My journey was rocky. My baby had trouble latching due to a tongue and lip tie, which caused her to break the seal while feeding and made a painful clicking sound. Every break in the latch caused me intense discomfort. My nipples were sore, cracked, and close to bleeding. Just a few days in, I felt like giving up entirely. The pain was almost unbearable.

We decided to pump and let my husband bottle-feed our daughter to give my breasts a break. I cried through every feed, fearing I had ruined my chances to breastfeed. I remember the next time I attempted to latch her—more tears, more fear. My husband, patient and gentle, rocked our crying baby while I sat overwhelmed with emotion. My mother, who was showering at the time, stepped in like an angel. She calmed me, helped my daughter latch, and for the first time in days, we felt a tiny sense of triumph. Those first few weeks were so difficult that I cried more than I smiled. Looking back now, I understand it was all part of the process.

Family support has been everything. My mother has been incredible, always making me feel loved and proud. My father helped by bringing me food and comforting me when I was in pain. My sister has been my ultimate cheerleader, always offering guidance, even from afar, and connecting with her colleagues to find solutions for my struggles. And my husband—he is my rock, my safe harbor. Every tear I shed, he met with kindness, patience, and reassurance. I could not have done this without him.

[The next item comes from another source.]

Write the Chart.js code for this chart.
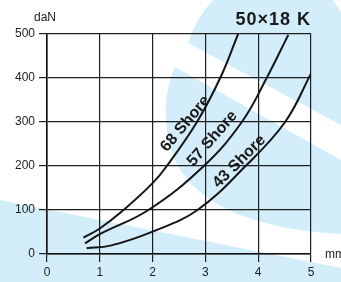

Eventually, we corrected my baby’s lip and tongue tie, and her latch slowly improved. Breastfeeding became smoother, though still challenging. Our daughter was small, and while her pediatrician reassured me her growth was normal, family comments questioning if she was getting enough were emotionally taxing. Each remark made my heart sink, a subtle reminder that self-doubt is a constant companion for nursing mothers.

As the months passed, new challenges emerged. I dealt with clogged ducts, pumping frustrations, and the stress of maintaining a milk stash for when I returned to work. Sometimes the process was messy and exhausting, with little milk yielding from pumping sessions. But visits with Lactation Consultants offered reassurance, and slowly, I built a small stash of frozen milk—enough to give some to a local mother in need. Donating milk for the first time was incredibly rewarding, knowing my efforts could support another baby’s nutrition.

A visit to Brazil further opened my eyes to the global need for breastmilk. In my hometown, milk banks operate differently, and the staff shared stories of families relying entirely on donations for their infants. Seeing the difference my milk could make—helping premature babies or those with limited access to formula—was humbling and inspiring. I was proud that my body could provide for others in addition to my daughter.

To all mothers, I am not special. I did not possess some magical milk-making power. I am a mother like any other—trying my best, facing doubt, fear, and exhaustion, and learning to trust myself along the way. I still have days when I just want to cry into a pillow, and that is okay. I am not perfect, but I am perfect for my baby.

Today, 14 months into our breastfeeding journey, I reflect on all the tears, worries, and challenges. I see now that trusting my body, being patient with myself, and surrounding myself with supportive loved ones was the key. To new mothers out there: be gentle with yourself. Honor your body, embrace the support around you, and know that simply trying is enough. Motherhood is hard. Breastfeeding is hard. But I see you, mama. I see your tears, and my heart is with you.